To understand the rapture as a mystery is to see it as pure revelation—a gift of divine insight into God’s purposes for His people in the present age and their extraordinary exit from this world at the coming of the Lord.

Frequently Asked Questions

Why did Paul call the rapture a 'mystery'?
In the New Testament, a 'mystery' (mystērion) is not something puzzling but a divine truth once hidden and now revealed. The rapture was not disclosed in the Old Testament—it is new revelation given through Christ and the apostles, specifically about how the church age will conclude.
What is the mystery about the rapture?
The mystery is that an entire generation of believers will receive glorified bodies WITHOUT dying: 'We shall not all sleep, but we shall all be changed' (1 Cor 15:51).
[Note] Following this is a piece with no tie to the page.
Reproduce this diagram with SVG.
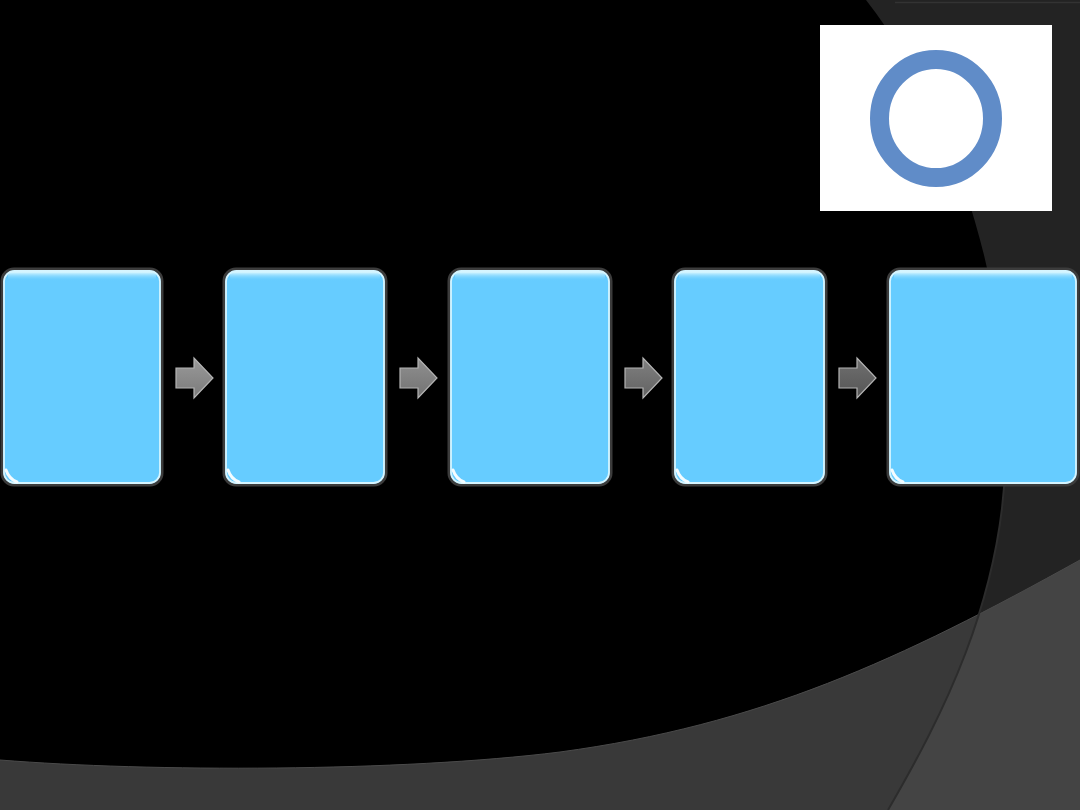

The Old Testament revealed resurrection after death, but never that some believers would bypass death entirely through instant transformation.
Was the rapture taught in the Old Testament?
No. The Old Testament clearly teaches bodily resurrection (Daniel 12:2; Isaiah 26:19), but it does not reveal: (1) believers being caught up to meet the Lord in the air, (2) simultaneous transformation of dead and living believers, or (3) that some would never experience death at all. These are distinctly New Testament revelations.
How does the rapture differ from Old Testament prophecy?
Old Testament prophecy focused on Messiah coming TO EARTH to reign. The rapture reveals Christ coming IN THE AIR to take believers to the Father's house in heaven. This heavenly destination and mode of meeting—being 'caught up in the clouds'—is unique to New Testament revelation about the church.